Its hard because you find yourself genuinely, honestly, full-heartedly sympathizing with someone involved in human trafficking and murder. But at the same time, you have to consider that he too was violated, for years. It was what he grew up with and the only world he knew. Nothing of what he does is out of outright cruelty. But the tricky part is that that isn’t a justification, but it still makes you question everything you are feeling. Its very thought provoking. Can there ever be redemption for violation? There is no black and white answer.
“Every time I think you’re coming around, every time I let myself hope, you crush me. You rip everything out! Sometimes I think I fucking hate you. Sometimes I know I hate you. And Still! Still, Caleb – I love you. I put my faith in you. I believe you when you say its going to be alright.”
“Live for me, Kitten. Be all those things you’d never be with me. Go to school. Meet a normal boy and fall in love. Forget me.” *SOB*
There were times when I’d swoon over how much I wanted them to find a way out of their horrible situation and just end up happily together, and then at other times, the reality of their world, of what was actually happening would just jolt into me and make me sick to my stomach. And yet… against every piece of sane judgement in my mind, I desperately, with all my freaking heart, wanted them to be together.

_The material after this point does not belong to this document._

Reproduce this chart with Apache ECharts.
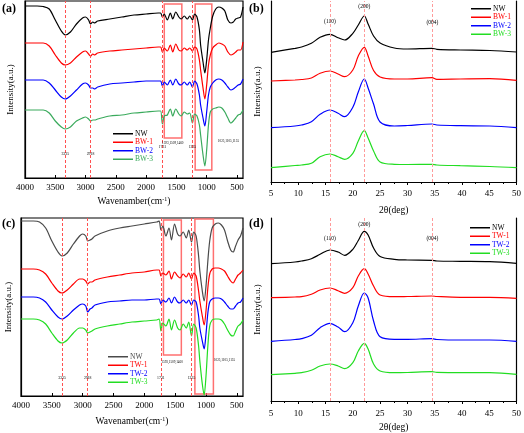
<!DOCTYPE html>
<html><head><meta charset="utf-8">
<script src="https://cdn.jsdelivr.net/npm/echarts@6/dist/echarts.min.js"></script>
<style>html,body{margin:0;padding:0;background:#fff}#c{width:524px;height:433px}</style>
</head><body><div id="c"></div>
<script>
// ---- FTIR data (wavenumber, cm-1) ----
const ftirWn = [4000,3800,3700,3600,3500,3400,3335,3250,3150,3050,3000,2950,2918,2880,2850,2800,2600,2400,2200,2000,1800,1760,1731,1700,1650,1600,1560,1510,1460,1420,1370,1320,1280,1235,1200,1160,1120,1100,1060,1030,1000,970,940,900,850,800,750,700,650,600,560,520,480,440,400];
const nwA = [172,172,171.5,169,158,147,143,146,154,160,161,158,154,156,155,157,159,161,163,164,165,165,161,164,158,165,159,166,161,159,162,159,162,158,164,161,148,133,116,105,118,138,150,162,169,171,170,167,158,155,156,159,160,161,171];
const bw1 = [135,135,135,132,123,115,113,115,121,126,127,124,122,124,123,125,127,128,129,130,131,131,126,130,127,133,126,134,128,127,130,128,130,127,131,129,118,108,90,79,93,113,123,130,133,135,134,132,126,123,124,126,128,128,136];
const bw2 = [98,98,98,95,88,81,79,82,88,94,95,93,90,90,89,91,94,95,96,97,97,97,92,96,93,98,93,99,94,93,96,93,96,91,97,94,83,73,60,52,66,83,91,95,98,99,98,95,91,88,89,91,93,94,99];
const bw3 = [68,68,68,65,57,51,49,51,57,60,61,59,57,58,58,59,62,63,65,66,67,67,54,62,63,69,62,69,64,62,66,64,65,55,64,62,53,43,23,12,28,53,66,69,70,71,70,66,60,55,57,60,63,64,68];
const nwC = [175,175,174,168,155,144,140,143,152,160,162,160,155,156,157,160,165,168,170,172,174,175,166,170,160,168,156,172,162,160,164,158,166,154,164,160,140,125,105,95,110,135,155,168,172,173,171,166,155,146,144,150,156,160,168];
const tw1 = [127,127,126,122,113,105,103,106,112,117,117,115,112,114,114,116,119,121,123,124,126,126,120,123,121,125,117,124,120,118,122,119,123,117,123,120,105,95,80,71,85,108,122,127,128,128,127,125,120,115,113,117,121,123,126];
const tw2 = [99,99,98,94,86,79,77,80,86,91,92,90,84,87,88,91,94,95,96,96,97,97,92,96,94,98,93,99,94,93,96,93,96,91,96,94,80,68,55,47,62,83,94,97,98,98,97,94,90,87,87,90,93,94,98];
const tw3 = [77,77,76,72,63,55,53,56,63,68,68,66,63,64,65,67,70,72,74,75,76,77,65,73,70,77,66,76,68,66,72,68,74,60,72,68,50,35,12,1,20,50,70,76,77,77,76,72,66,61,60,65,70,72,76];
const ftirTicks = [4000,3500,3000,2500,2000,1500,1000,500];
const ftirPeaks = [3335,2918,1731,1235];
const ftirPeakLabels = ['3335','2918','1731','1235'];
const ftirGroupLabels = ['1593,1509,1460','1025,1105,1155'];

// ---- XRD data (2θ, deg) ----
const xrdDeg = [5,9.4,10.6,12.4,14,15.8,17.3,18.5,20,21,22.1,22.8,23.8,25,27.6,30,34.5,35.4,39.7,45.1,50];
const nwB = [129.7,133.7,135,138.7,144.7,147.7,144.3,142,148.7,157,166,158,146,139,134,133,133.7,132.7,132,131.5,130];
const bw1B = [101,102,102.5,104,108.7,111,108,105.3,112,126,134.7,126,111.5,105,103,103,104.3,102.7,103,103.3,101.7];
const bw2B = [54.3,56,57,60.3,67.7,72,68.7,65.3,74.7,90,103,94,78,60,56,56.5,58,57,56.3,56,54.3];
const bw3B = [14.3,16.5,17,18.7,25.3,28,25.3,22.7,28.7,41,51.3,44,31,20,17.7,17.5,17.7,17,16.3,15.5,14.3];
const nwD = [137.3,139,140,142.3,146.7,151,149,145.7,151.7,160.5,169.7,166,153,144.5,141.7,141,140.7,140,139.7,139.3,137.7];
const tw1D = [103.3,104,104.3,106.7,111,113,110.3,107.7,113.3,125,132.3,127,115,106,104.3,104.5,105,104.5,103.7,103.7,102.7];
const tw2D = [59.7,61.5,62.3,65.7,73.3,77.7,74,69.3,78.3,95,108,103,80,64.3,61.7,61.7,62.3,61.5,61,61,59.7];
const tw3D = [26.3,27.7,28.3,30.7,35,37,35,32.3,38.3,50,57.7,52,37,30,28.3,28.5,29.3,28.7,28.3,28.3,26.7];
const xrdPeaks = [15.8,22.1,34.6];
const xrdPeakLabels = ['(110)','(200)','(004)'];

const FONT = 'Liberation Serif';
const chart = echarts.init(document.getElementById('c'), null, {renderer:'canvas'});

function mk(name, xs, ys, gi, color, extra, sm) {
  return Object.assign({
    type:'line', name, xAxisIndex:gi, yAxisIndex:gi,
    data: xs.map((x,i)=>[x, ys[i]]),
    showSymbol:false, smooth: sm || 0.3, animation:false,
    lineStyle:{width:1.2, color}, itemStyle:{color}
  }, extra||{});
}
function dashLines(peaks, color) {
  return {silent:true, symbol:['none','none'], label:{show:false},
    lineStyle:{color, type:[3,2], width:1}, data: peaks.map(p=>({xAxis:p}))};
}
function txtPoints(items) {
  return {symbol:'rect', symbolSize:1, itemStyle:{color:'rgba(0,0,0,0)'},
    label:{show:true, position:'inside', formatter:'{b}', color:'#000', fontFamily:FONT},
    data: items.map(it=>({name:it[0], coord:[it[1], it[2]], label:{fontSize:it[3]}}))};
}
function boxes(list) {
  return {silent:true, itemStyle:{color:'rgba(0,0,0,0)', borderColor:'#ff7070', borderWidth:1.5},
    data: list.map(b=>[{coord:[b[0], b[1]]},{coord:[b[2], b[3]]}])};
}

const ftirX = (gi, nameGap, lblMargin) => ({
  gridIndex:gi, type:'value', min:400, max:4000, inverse:true,
  axisLine:{show:true, lineStyle:{color:'#000', width:1.2}},
  axisTick:{show:true, inside:true, length:3, customValues:ftirTicks, lineStyle:{color:'#000'}},
  axisLabel:{customValues:ftirTicks, formatter:v=>String(v), fontSize:9, color:'#000', fontFamily:FONT, margin:lblMargin},
  splitLine:{show:false},
  name:'Wavenamber(cm{sup|-1})', nameLocation:'middle', nameGap,
  nameTextStyle:{fontSize:9.5, color:'#000', fontFamily:FONT, rich:{sup:{fontSize:6, fontFamily:FONT, padding:[0,0,5,0]}}}
});
const xrdX = (gi, nameGap, lblMargin) => ({
  gridIndex:gi, type:'value', min:5, max:50, interval:5,
  axisLine:{show:true, lineStyle:{color:'#000', width:1.2}},
  axisTick:{show:true, length:3, lineStyle:{color:'#000'}},
  minorTick:{show:true, splitNumber:2, length:2, lineStyle:{color:'#000'}},
  axisLabel:{fontSize:9, color:'#000', fontFamily:FONT, margin:lblMargin},
  splitLine:{show:false},
  name:'2θ(deg)', nameLocation:'middle', nameGap,
  nameTextStyle:{fontSize:9.5, color:'#000', fontFamily:FONT}
});
const leftY = (gi, max, nameGap) => ({
  gridIndex:gi, type:'value', min:0, max,
  axisLine:{show:true, lineStyle:{color:'#000', width:1.2}},
  axisTick:{show:false}, axisLabel:{show:false}, splitLine:{show:false},
  name:'Intensity(a.u.)', nameLocation:'middle', nameGap, nameRotate:90,
  nameTextStyle:{fontSize:9, color:'#000', fontFamily:FONT}
});
const rightY = (gi, max) => ({
  gridIndex:gi, type:'value', min:0, max, position:'right',
  axisLine:{show:true, lineStyle:{color:'#000', width:1.2}},
  axisTick:{show:false}, axisLabel:{show:false}, splitLine:{show:false}
});
const leg = (left, top, items) => ({
  orient:'vertical', left, top, padding:0, itemGap:0, icon:'rect', itemWidth:20, itemHeight:1.5,
  selectedMode:false,
  textStyle:{fontSize:7.5, lineHeight:8.5, fontFamily:FONT, padding:[0,0,0,-3]},
  data: items.map(it=>({name:it[0], itemStyle:{color:it[1]}, textStyle:{color:it[1]}}))
});

const GA = '#3aaa5c', G = '#22dd22', NWC = '#4a4a4a';

const option = {
  animation:false,
  textStyle:{fontFamily:FONT},
  title:[
    {text:'(a)', left:2, top:3, padding:0, textStyle:{fontSize:12, fontWeight:'bold', fontFamily:FONT, color:'#000'}},
    {text:'(b)', left:249, top:3, padding:0, textStyle:{fontSize:12, fontWeight:'bold', fontFamily:FONT, color:'#000'}},
    {text:'(c)', left:2, top:218, padding:0, textStyle:{fontSize:12, fontWeight:'bold', fontFamily:FONT, color:'#000'}},
    {text:'(d)', left:249, top:218, padding:0, textStyle:{fontSize:12, fontWeight:'bold', fontFamily:FONT, color:'#000'}}
  ],
  grid:[
    {left:25, top:1, width:218, height:177, show:true, borderColor:'#000', borderWidth:1.2},
    {left:271, top:1, width:248, height:181},
    {left:21, top:218, width:222, height:178, show:true, borderColor:'#000', borderWidth:1.2},
    {left:271, top:218, width:248, height:183}
  ],
  xAxis:[ftirX(0,18,5), xrdX(1,23,7), ftirX(2,20,5), xrdX(3,21,8)],
  yAxis:[leftY(0,177,10), leftY(1,181,9), leftY(2,178,8), leftY(3,183,9), rightY(1,181), rightY(3,183)],
  legend:[
    leg(113,129.5,[['NW','#000'],['BW-1','#ff0000'],['BW-2','#0000ff'],['BW-3',GA]]),
    leg(471,4.5,[['NW','#000'],['BW-1','#ff0000'],['BW-2','#0000ff'],['BW-3',G]]),
    leg(108,352.5,[['NW',NWC],['TW-1','#ff0000'],['TW-2','#0000ff'],['TW-3',G]]),
    leg(470,223.5,[['NW','#000'],['TW-1','#ff0000'],['TW-2','#0000ff'],['TW-3',G]])
  ],
  series:[
    mk('NW', ftirWn, nwA, 0, '#000', {
      markLine: dashLines(ftirPeaks,'#ff5050'),
      markArea: boxes([[1700,174,1410,40],[1190,174,915,8]]),
      markPoint: txtPoints([[ftirPeakLabels[0],3335,24,3.8],[ftirPeakLabels[1],2918,24,3.8],[ftirPeakLabels[2],1731,31,3.8],[ftirPeakLabels[3],1235,31,3.8],[ftirGroupLabels[0],1560,35,3.3],[ftirGroupLabels[1],640,37,3.3]])
    }),
    mk('BW-1', ftirWn, bw1, 0, '#ff0000'),
    mk('BW-2', ftirWn, bw2, 0, '#0000ff'),
    mk('BW-3', ftirWn, bw3, 0, GA),

    mk('NW', xrdDeg, nwB, 1, '#000', {
      markLine: dashLines(xrdPeaks,'#ff9a9a'),
      markPoint: txtPoints([[xrdPeakLabels[0],15.8,160,5.5],[xrdPeakLabels[1],22.1,175,5.5],[xrdPeakLabels[2],34.6,159,5.5]])
    }, 0.35),
    mk('BW-1', xrdDeg, bw1B, 1, '#ff0000', null, 0.35),
    mk('BW-2', xrdDeg, bw2B, 1, '#0000ff', null, 0.35),
    mk('BW-3', xrdDeg, bw3B, 1, G, null, 0.35),

    mk('NW', ftirWn, nwC, 2, NWC, {
      markLine: dashLines(ftirPeaks,'#ff5050'),
      markArea: boxes([[1690,176,1400,41],[1180,177,880,2]]),
      markPoint: txtPoints([[ftirPeakLabels[0],3335,18,3.8],[ftirPeakLabels[1],2918,18,3.8],[ftirPeakLabels[2],1731,17.5,3.8],[ftirPeakLabels[3],1235,17.5,3.8],[ftirGroupLabels[0],1550,34,3.3],[ftirGroupLabels[1],700,36,3.3]])
    }),
    mk('TW-1', ftirWn, tw1, 2, '#ff0000'),
    mk('TW-2', ftirWn, tw2, 2, '#0000ff'),
    mk('TW-3', ftirWn, tw3, 2, G),

    mk('NW', xrdDeg, nwD, 3, '#000', {
      markLine: dashLines(xrdPeaks,'#ff9a9a'),
      markPoint: txtPoints([[xrdPeakLabels[0],15.8,162,5.5],[xrdPeakLabels[1],22.1,176,5.5],[xrdPeakLabels[2],34.6,162,5.5]])
    }, 0.35),
    mk('TW-1', xrdDeg, tw1D, 3, '#ff0000', null, 0.35),
    mk('TW-2', xrdDeg, tw2D, 3, '#0000ff', null, 0.35),
    mk('TW-3', xrdDeg, tw3D, 3, G, null, 0.35)
  ]
};
chart.setOption(option);
</script>
</body></html>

CJ Roberts is an absolutely BRILLIANT and phenomenally talented author. Her words just seep into your soul dragging you right into the story. They make you question everything you thought you were sure about and leave hungry for more. The writing style is captivating and enthralling, and the flow of the story is perfect. It opened my mind more than any book I’ve ever read and I know this is one of those stories that has left a mark on my heart and will not be forgotten.
If you can maintain an open mind, this is one of THOSE amazing series that will stay with you long after you close the pages of the book.
This is absolutely NOT a stand-alone. YOU MUST READ BOOK 1, CAPTIVE IN THE DARK, FIRST!!!!